Problem requirements: Locate each line with the string "this" in the listing below and copy it.

○ ○ ○ ○ ○

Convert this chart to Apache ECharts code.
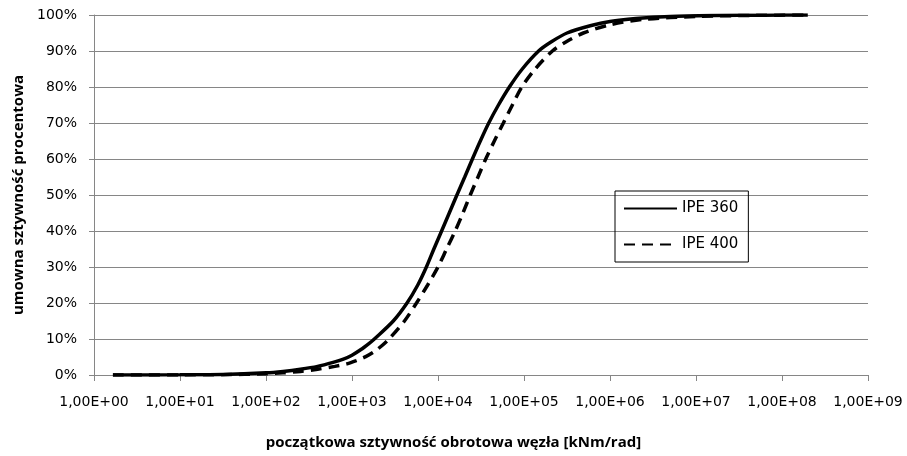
<!DOCTYPE html>
<html>
<head>
<meta charset="utf-8">
<script src="https://cdn.jsdelivr.net/npm/echarts@6/dist/echarts.min.js"></script>
<style>
html,body{margin:0;padding:0;background:#fff;}
#c{width:907px;height:456px;}
</style>
</head>
<body>
<div id="c"></div>
<script>
// Series names
var seriesNames = ['IPE 360', 'IPE 400'];

// IPE 360: x = stiffness [kNm/rad], y = cumulative percent
var ipe360X = [1.66, 10, 31.6, 100, 158, 251, 398, 603, 794, 1000, 1259, 1585, 1820, 3020, 4365, 5821, 7328, 8954, 11015, 13521, 16596, 20464, 25119, 31046, 38905, 50466, 67608, 95499, 147911, 206063, 316228, 588844, 1000000, 1995262, 5011872, 15848932, 63095734, 199526231];
var ipe360Y = [0, 0.05, 0.15, 0.6, 1.0, 1.6, 2.4, 3.5, 4.4, 5.5, 7.0, 8.8, 10, 15, 20, 25, 30, 35, 40, 45, 50, 55, 60, 65, 70, 75, 80, 85, 90, 92.5, 95, 97, 98.2, 99.0, 99.6, 99.85, 99.95, 100];

// IPE 400
var ipe400X = [1.66, 10, 31.6, 100, 158, 251, 398, 631, 871, 1122, 1445, 1820, 2239, 2692, 4074, 5623, 7586, 10000, 12589, 15849, 19498, 23714, 29174, 35892, 45186, 57544, 73282, 94406, 134896, 213796, 306902, 489779, 1000000, 2500000, 10000000, 50000000, 199526231];
var ipe400Y = [0, 0.03, 0.1, 0.35, 0.6, 1.0, 1.6, 2.4, 3.1, 4.0, 5.1, 6.5, 8.2, 10, 15, 20, 25, 30, 35, 40, 45, 50, 55, 60, 65, 70, 75, 80, 85, 90, 92.5, 95, 97.3, 98.8, 99.6, 99.9, 100];

// Axis titles
var xAxisTitle = 'początkowa sztywność obrotowa węzła [kNm/rad]';
var yAxisTitle = 'umowna sztywność procentowa';

function zip(xs, ys){ var o=[]; for(var i=0;i<xs.length;i++){ o.push([xs[i], ys[i]]); } return o; }

var FONT = 'DejaVu Sans';
var TFONT = 'Open Sans';
var chart = echarts.init(document.getElementById('c'), null, {renderer:'canvas'});
chart.setOption({
  backgroundColor: '#ffffff',
  animation: false,
  textStyle: {fontFamily: FONT},
  grid: {left: 94, right: 39, top: 15, bottom: 81, containLabel: false},
  legend: {
    orient: 'vertical',
    left: 615, top: 191,
    padding: [10, 10, 10, 8],
    itemWidth: 53, itemHeight: 14, itemGap: 21,
    borderColor: '#000', borderWidth: 1, borderRadius: 0,
    itemStyle: {opacity: 0},
    textStyle: {fontFamily: FONT, fontSize: 15, color: '#000'},
    data: seriesNames
  },
  graphic: [{
    type: 'text', left: 'center', top: 435,
    style: {text: xAxisTitle, font: 'bold 15px "Open Sans"', fill: '#000'}
  }],
  xAxis: {
    type: 'log', logBase: 10, min: 1, max: 1e9,
    axisLine: {show: true, lineStyle: {color: '#868686', width: 1}},
    axisTick: {show: true, length: 6, lineStyle: {color: '#868686'}},
    minorTick: {show: false},
    splitLine: {show: false},
    axisLabel: {
      fontFamily: FONT, fontSize: 14, color: '#000', margin: 20,
      formatter: function(v){ var e = Math.round(Math.log10(v)); return '1,00E+' + (e < 10 ? '0' + e : e); }
    }
  },
  yAxis: {
    type: 'value', min: 0, max: 100, interval: 10,
    name: yAxisTitle, nameLocation: 'middle', nameGap: 67, nameRotate: 90,
    nameTextStyle: {fontFamily: TFONT, fontSize: 15, fontWeight: 'bold', color: '#000'},
    axisLine: {show: true, lineStyle: {color: '#868686', width: 1}},
    axisTick: {show: true, length: 5, lineStyle: {color: '#868686'}},
    splitLine: {show: true, lineStyle: {color: '#868686', width: 1}},
    axisLabel: {fontFamily: FONT, fontSize: 14, color: '#000', margin: 17, formatter: '{value}%'}
  },
  series: [
    {
      name: seriesNames[0], type: 'line', smooth: 0.3, symbol: 'none',
      data: zip(ipe360X, ipe360Y),
      lineStyle: {color: '#000', width: 3.5, type: 'solid'},
      itemStyle: {color: '#000'}
    },
    {
      name: seriesNames[1], type: 'line', smooth: 0.3, symbol: 'none',
      data: zip(ipe400X, ipe400Y),
      lineStyle: {color: '#000', width: 3.5, type: [11, 7]},
      itemStyle: {color: '#000'}
    }
  ]
});
</script>
</body>
</html>
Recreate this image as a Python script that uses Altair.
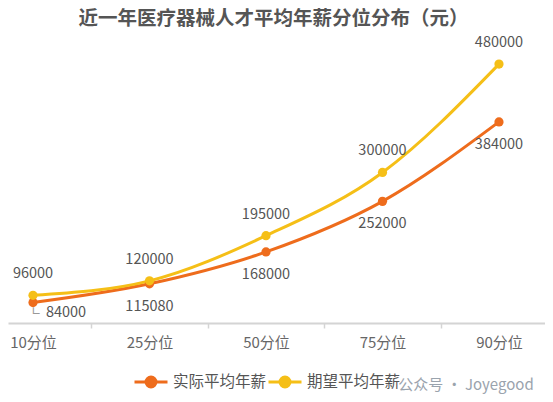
import altair as alt
import pandas as pd

categories = ["10分位", "25分位", "50分位", "75分位", "90分位"]
actual = [84000, 115080, 168000, 252000, 384000]
expected = [96000, 120000, 195000, 300000, 480000]
series_names = ["实际平均年薪", "期望平均年薪"]
series_colors = ["#EE6C1C", "#F5BF17"]
title_text = "近一年医疗器械人才平均年薪分位分布（元）"
watermark = "公众号 · Joyegood"

rows = []
for i, c in enumerate(categories):
    rows.append({"idx": i, "cat": c, "series": series_names[0], "value": actual[i]})
    rows.append({"idx": i, "cat": c, "series": series_names[1], "value": expected[i]})
df = pd.DataFrame(rows)

FONT = "Microsoft YaHei, Noto Sans CJK SC, sans-serif"
cat_js = "[" + ",".join(f"'{c}'" for c in categories) + "]"

x_scale = alt.Scale(domain=[-0.2146, 4.395], nice=False, zero=False)
y_scale = alt.Scale(domain=[50000, 520000], nice=False, zero=False)

x_axis = alt.Axis(
    values=[0, 0.5, 1, 1.5, 2, 2.5, 3, 3.5, 4],
    labelExpr=f"datum.value % 1 == 0 ? {cat_js}[datum.value] : ''",
    grid=False,
    title=None,
    domainColor="#d4d4d4",
    domainWidth=2,
    tickColor="#d4d4d4",
    tickWidth=1.5,
    tickSize=5,
    tickOpacity={"condition": {"test": "datum.value % 1 == 0", "value": 0}, "value": 1},
    labelFontSize=15,
    labelColor="#666666",
    labelFont=FONT,
    labelPadding=7,
    labelFlush=False,
)

legend = alt.Legend(
    title=None,
    orient="none",
    legendX=125,
    legendY=324,
    direction="horizontal",
    symbolType="M-1,0H1M0.3,0A0.3,0.3,0,1,1,-0.3,0A0.3,0.3,0,1,1,0.3,0Z",
    symbolSize=1089,
    symbolStrokeWidth=3,
    labelFontSize=15.5,
    labelColor="#555555",
    labelFont=FONT,
    labelOffset=4,
    columnPadding=-7,
    symbolOpacity=1,
)

base = alt.Chart(df).encode(
    x=alt.X("idx:Q", scale=x_scale, axis=x_axis),
    y=alt.Y("value:Q", scale=y_scale, axis=None),
)

color = alt.Color("series:N", scale=alt.Scale(domain=series_names, range=series_colors), legend=legend)

lines = base.mark_line(interpolate="monotone", strokeWidth=3).encode(color=color)
points = base.mark_point(filled=True, size=85, opacity=1).encode(color=color)

text_above = base.transform_filter(
    alt.datum.series == series_names[1]
).mark_text(dy=-21, fontSize=14.5, color="#555555", font=FONT).encode(
    text=alt.Text("value:Q", format="d")
)

text_below = base.transform_filter(
    (alt.datum.series == series_names[0]) & (alt.datum.idx > 0)
).mark_text(dy=23, fontSize=14.5, color="#555555", font=FONT).encode(
    text=alt.Text("value:Q", format="d")
)

text_first = base.transform_filter(
    (alt.datum.series == series_names[0]) & (alt.datum.idx == 0)
).mark_text(dx=33, dy=10, fontSize=14.5, color="#555555", font=FONT).encode(
    text=alt.Text("value:Q", format="d")
)

leader = base.transform_filter(
    (alt.datum.series == series_names[0]) & (alt.datum.idx == 0)
).mark_text(dx=3, dy=8, fontSize=12, color="#999999", font="DejaVu Sans").encode(
    text=alt.value("∟")
)

wm = alt.Chart(pd.DataFrame({"t": [watermark]})).mark_text(
    fontSize=15, color="#9aa3ad", font=FONT, align="center", baseline="middle"
).encode(
    text="t:N", x=alt.value(458), y=alt.value(345)
)

chart = alt.layer(lines, points, text_above, text_below, text_first, leader, wm).properties(
    width=537,
    height=283,
    autosize=alt.AutoSizeParams(type="none"),
    padding={"left": 0, "right": 0, "top": 32, "bottom": 72},
    title=alt.TitleParams(
        text=title_text, fontSize=19.5, fontWeight="bold", color="#555555",
        font=FONT, anchor="middle", dx=-3, offset=6,
    ),
).configure_view(stroke=None)

chart.save("out.html", embed_options={"renderer": "svg", "actions": False})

○ ○ ○ ○ ○

Final answer:
Convert this chart to Apache ECharts code.
Recreate this image as a Python script that uses Altair.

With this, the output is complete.